Network Connectivity

Incident Report for 3116 Digital

Postmortem

At 05:00 CST, our network monitoring system notified our systems team of a potential issue with the network connectivity of several of our servers in our Dallas datacenter. At this time all systems and sites were responding normally so no immediate action was taken as it is the case that sometimes our network usage will spike early in the morning due to the resources and services that clients on our servers provide.

At 07:15 CST, our systems monitoring system notified our systems team of issues affecting the degraded performance of several highly available servers and applications, and our systems team was dispatched to determine the cause of servers and hosted software applications becoming unresponsive.

After our initial investigations, a review of system logs pointed to an upstream issue with our offsite backup providers connected to the AWS backbone. As these servers were being queued up for normal backup procedures, the first server in the queue ran into an issue and thus disrupted the connections to the other servers in the backup queue. With the normal request of services coming into our network infrastructure continuing to mount up while massive amounts of data were trying to be backed up, issues occurred causing all available network resources to be devoted to trying to resolve the issue, causing all network resources available to become unresponsive to this server network.

The issue with the server that affected this issue has been resolved and all other backups have been performed and schedules have been reconfigured to allow for more ample time between backups. If this issue happens again, a failover will take place and siphon off any servers with backup issues to a queue that will be addressed manually, while allowing other systems to complete their scheduled backups normally.

For any questions or concerns, please reach out to support@3116digital.com.
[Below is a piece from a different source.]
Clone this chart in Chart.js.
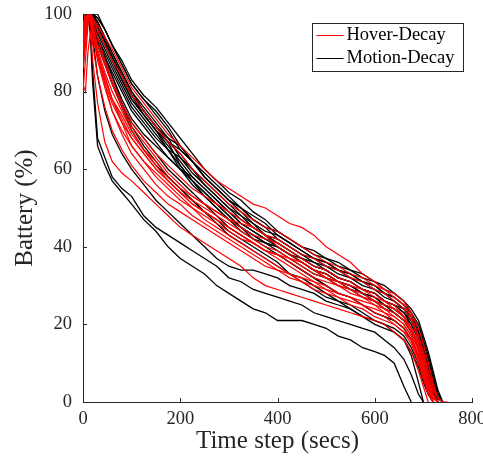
<!DOCTYPE html>
<html><head><meta charset="utf-8">
<script src="https://cdn.jsdelivr.net/npm/chart.js@4/dist/chart.umd.min.js"></script>
<style>html,body{margin:0;padding:0;background:#fff;overflow:hidden}</style>
</head><body>
<canvas id="c" width="483" height="463"></canvas>
<script>
const timeSteps = [0,5,10,15,20,30,45,60,80,100,125,150,175,200,225,250,275,300,325,350,375,400,425,450,475,500,525,550,575,600,620,640,660,675,690,700,710,720,730,740,750];
const xTicks = [0,200,400,600,800];
const yTicks = [0,20,40,60,80,100];
const legendLabels = ['Hover-Decay','Motion-Decay'];
const xTitle = 'Time step (secs)';
const yTitle = 'Battery (%)';

// Hover-Decay runs (battery % at each entry of timeSteps)
const hover1 = [95,100,100,100,99,97,94,91,86,81,77,73,69,66,63,60,57,55,53,51,50,48,46,45,43,40,38,36,33,31,29,28,26,23,19,15,10,5,1,0];
const hover2 = [92,98,100,100,97,92,87,82,76,71,67,63,59,56,53,51,49,47,45,43,42,41,39,37,35,34,32,31,29,28,26,25,22,18,13,9,5,1,0];
const hover3 = [80,88,97,100,95,89,84,78,72,66,62,58,55,52,50,48,46,44,42,41,39,38,37,35,33,32,30,29,27,26,24,22,20,17,12,8,4,1,0];
const hover4 = [93,97,100,99,95,89,82,77,72,68,64,60,57,54,51,49,47,45,43,41,39,37,35,33,31,30,28,27,25,24,23,21,19,16,11,7,3,0];
const hover5 = [82,80,90,95,88,77,67,62,59,57,54,51,48,45,43,41,39,37,35,32,30,29,28,27,26,25,24,23,22,21,20,18,16,13,8,4,0];
const hover6 = [90,95,100,98,92,84,76,70,65,61,57,54,51,49,47,45,43,41,39,37,35,34,32,31,30,29,27,26,25,23,22,20,18,15,10,6,2,0];
const hover7 = [96,100,100,100,98,94,88,83,77,72,68,64,61,58,55,53,51,49,47,45,43,42,40,38,37,35,34,32,31,29,28,26,24,21,16,12,7,3,1,0,0];
const hover8 = [94,99,100,99,95,90,84,78,73,68,64,60,57,54,51,49,47,45,43,41,39,38,36,34,32,31,30,28,27,25,24,23,21,18,14,10,5,2,0];
const hover9 = [88,93,99,100,96,91,85,80,75,70,65,61,57,54,52,50,48,46,44,42,40,39,37,36,34,33,31,30,29,27,26,24,22,19,15,11,6,2,0];
const hover10 = [91,96,100,100,96,90,82,75,69,64,60,56,53,51,48,46,44,42,40,38,36,34,33,32,31,29,28,27,26,25,23,22,20,17,12,8,4,0];
const hover11 = [97,100,100,100,99,96,92,88,84,79,75,71,67,64,60,57,54,51,49,47,45,44,42,40,38,36,35,33,32,30,29,27,25,22,17,13,8,4,1,0];
const hover12 = [86,92,98,100,95,88,81,75,70,66,62,59,56,53,50,47,45,43,41,39,37,35,33,31,29,28,27,25,24,22,21,20,18,16,11,7,3,0];
const hover13 = [93,97,100,100,95,89,83,78,74,69,65,62,58,55,53,51,49,47,46,45,43,40,38,36,34,32,31,29,28,26,25,24,22,19,14,9,5,1,0];

// Motion-Decay runs
const motion1 = [97,100,100,100,100,99,96,92,88,83,79,76,72,68,64,60,57,54,52,49,47,44,42,40,39,37,36,34,33,31,30,28,26,23,19,15,10,5,1,0];
const motion2 = [92,98,100,100,100,100,96,92,87,82,78,74,70,65,62,58,55,52,50,47,45,42,40,38,37,35,34,32,31,29,28,26,24,21,17,13,8,3,0];
const motion3 = [100,100,100,100,99,97,93,89,84,79,75,71,68,66,62,59,56,53,50,48,46,43,41,39,37,36,34,33,31,30,28,27,25,23,20,16,12,7,2,0];
const motion4 = [96,100,100,100,100,98,94,90,85,80,76,72,68,63,60,56,53,50,48,45,43,41,39,37,36,34,32,31,29,28,26,25,23,20,16,12,7,3,0];
const motion5 = [94,99,100,100,99,96,92,88,83,78,74,70,67,64,60,57,54,51,48,46,44,43,41,39,37,36,34,33,31,30,28,27,25,22,19,15,11,6,2,0];
const motion6 = [90,97,100,100,97,93,89,84,78,73,69,66,63,60,58,55,52,49,46,44,42,41,39,37,35,34,32,31,29,28,26,25,23,21,17,13,8,4,0];
const motion7 = [98,100,100,100,100,98,94,90,85,80,75,71,67,61,57,54,51,48,45,43,41,39,37,35,33,32,30,29,27,26,24,23,21,18,14,10,6,2,0];
const motion8 = [95,99,100,100,99,96,92,88,83,78,74,70,66,62,58,55,52,49,46,44,42,40,38,36,34,33,31,30,28,27,25,24,22,19,15,12,7,3,0];
const motion9 = [88,96,100,100,97,94,90,86,81,76,72,68,65,63,59,56,53,50,47,45,43,42,40,38,36,35,33,32,30,29,27,26,24,22,18,15,10,5,1,0];
const motion10 = [97,100,100,100,100,97,93,89,84,79,74,70,65,60,56,53,50,47,44,42,40,38,36,34,32,30,28,27,25,23,22,21,19,16,12,8,4,1,0];
const motion11 = [93,98,100,100,98,95,91,87,82,77,73,69,65,61,57,54,51,48,45,43,41,40,38,36,34,33,31,30,28,27,25,24,22,20,17,13,9,4,1,0];
const motion12 = [91,97,100,99,96,92,87,82,77,72,68,64,60,57,54,51,48,45,43,41,39,38,36,34,32,30,28,27,25,23,22,21,19,16,12,8,4,0];
const motion13 = [95,99,100,100,98,94,89,84,77,71,66,62,58,55,52,49,47,44,42,40,38,36,33,31,29,27,26,24,22,20,19,18,16,13,9,5,2,0];
const motion14 = [99,100,100,100,100,99,96,92,87,82,78,75,71,66,62,58,55,52,49,46,43,40,38,36,34,32,31,29,28,26,25,23,21,18,14,11,6,2,0];
const motion15 = [85,95,100,99,97,93,89,85,80,75,71,67,63,60,57,53,50,47,45,42,41,40,38,37,35,34,32,31,29,28,26,25,24,21,18,14,10,5,1,0];
const motion16 = [96,100,100,100,100,97,93,89,84,79,75,71,67,65,62,58,55,52,50,47,45,44,42,40,38,37,35,34,32,31,29,28,26,24,21,17,13,8,3,0];
const motion17 = [92,98,100,100,97,93,88,82,76,70,65,61,58,55,52,49,46,43,41,39,37,35,33,32,30,28,26,25,23,21,20,19,17,14,10,6,2,0];
const motion18 = [97,100,100,95,82,66,61,57,54,51,47,44,40,37,35,33,30,28,26,24,23,21,21,21,20,19,17,16,14,13,12,10,4,0];
const motion19 = [98,100,100,97,85,68,63,58,55,53,48,45,43,41,39,37,35,32,31,29,28,27,26,25,23,22,21,20,19,18,16,14,11,7,2,0];
const motion20 = [100,100,100,99,94,84,75,69,64,60,56,52,49,46,43,40,37,35,34,34,33,32,30,29,28,26,25,24,22,21,20,18,16,12,5,0];

const hoverRuns = [hover1,hover2,hover3,hover4,hover5,hover6,hover7,hover8,hover9,hover10,hover11,hover12,hover13];
const motionRuns = [motion1,motion2,motion3,motion4,motion5,motion6,motion7,motion8,motion9,motion10,motion11,motion12,motion13,motion14,motion15,motion16,motion17,motion18,motion19,motion20];

const hoverColor = '#ff0000';
const motionColor = '#000000';
const axisColor = '#262626';
const serif = "'Liberation Serif', 'DejaVu Serif', serif";

function toPoints(run){ return run.map((v,i)=>({x: timeSteps[i], y: v})); }
const datasets = [];
hoverRuns.forEach(r=>datasets.push({label: legendLabels[0], data: toPoints(r), borderColor: hoverColor, borderWidth: 1.2, pointRadius: 0, fill: false, tension: 0}));
motionRuns.forEach(r=>datasets.push({label: legendLabels[1], data: toPoints(r), borderColor: motionColor, borderWidth: 1.3, pointRadius: 0, fill: false, tension: 0}));

const overlay = {
  id: 'overlay',
  afterDraw(chart){
    const {ctx, chartArea: a, scales: {x, y}} = chart;
    ctx.save();
    ctx.strokeStyle = axisColor; ctx.lineWidth = 1;
    ctx.beginPath();
    x.ticks.forEach(t=>{ const px = Math.round(x.getPixelForValue(t.value)) + 0.5; ctx.moveTo(px, a.bottom); ctx.lineTo(px, a.bottom - 4); });
    y.ticks.forEach(t=>{ const py = Math.round(y.getPixelForValue(t.value)) + 0.5; ctx.moveTo(a.left, py); ctx.lineTo(a.left + 4, py); });
    ctx.stroke();
    // legend
    const bx = Math.round(a.right - 160) + 0.5, by = Math.round(a.top + 9) + 0.5, bw = 151, bh = 48;
    ctx.fillStyle = '#fff'; ctx.fillRect(bx, by, bw, bh);
    ctx.strokeStyle = axisColor; ctx.strokeRect(bx, by, bw, bh);
    const colors = [hoverColor, motionColor];
    legendLabels.forEach((lab, i)=>{
      const ly = by + 12 + i * 23;
      ctx.strokeStyle = colors[i]; ctx.lineWidth = 1;
      ctx.beginPath(); ctx.moveTo(bx + 4, ly); ctx.lineTo(bx + 31, ly); ctx.stroke();
      ctx.fillStyle = '#000'; ctx.font = '18.5px ' + serif; ctx.textBaseline = 'middle'; ctx.textAlign = 'left';
      ctx.fillText(lab, bx + 34, ly - 0.5);
    });
    ctx.restore();
  }
};

new Chart(document.getElementById('c'), {
  type: 'line',
  data: { datasets },
  options: {
    responsive: false, animation: false, devicePixelRatio: 1,
    layout: { padding: { top: 14, right: 11, left: 0, bottom: 0 } },
    plugins: { legend: { display: false }, tooltip: { enabled: false } },
    scales: {
      x: {
        type: 'linear', min: 0, max: 800,
        afterBuildTicks: s => { s.ticks = xTicks.map(v => ({ value: v })); },
        grid: { display: false, drawTicks: false },
        border: { display: true, color: axisColor, width: 1 },
        ticks: { color: axisColor, font: { family: serif, size: 18.5 }, padding: 6, maxRotation: 0, autoSkip: false },
        title: { display: true, text: xTitle, color: axisColor, font: { family: serif, size: 25 }, padding: { top: 0, bottom: 7 } },
        afterFit: s => { s.height = 61; s.paddingLeft = 0; s.paddingRight = 0; }
      },
      y: {
        type: 'linear', min: 0, max: 100,
        afterBuildTicks: s => { s.ticks = yTicks.map(v => ({ value: v })); },
        grid: { display: false, drawTicks: false },
        border: { display: true, color: axisColor, width: 1 },
        ticks: { color: axisColor, font: { family: serif, size: 18.5 }, padding: 11, autoSkip: false },
        title: { display: true, text: yTitle, color: axisColor, font: { family: serif, size: 25 }, padding: { top: 10, bottom: 0 } },
        afterFit: s => { s.width = 83; s.paddingTop = 0; s.paddingBottom = 0; }
      }
    }
  },
  plugins: [overlay]
});
</script>
</body></html>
Posted Dec 31, 2020 - 09:20 CST

Resolved

This incident has been resolved.

Posted Dec 31, 2020 - 09:00 CST

Update

We are continuing to monitor for any further issues.

Posted Dec 31, 2020 - 08:23 CST

Monitoring

A fix has been implemented and we continue to monitor network performance. All sites and applications should now be responding.

Posted Dec 31, 2020 - 07:35 CST

Identified

The issue has been identified and we are currently working with our team on the ground in to resolve.

Posted Dec 31, 2020 - 06:56 CST

Investigating

We are currently investigating an issue with network connectivity to our server networks in the Dallas datacenter.

Posted Dec 31, 2020 - 06:00 CST

This incident affected: CDN / Cache (Cloudflare CDN) and DataCenters (US-Central (Dallas), Hosted DNS).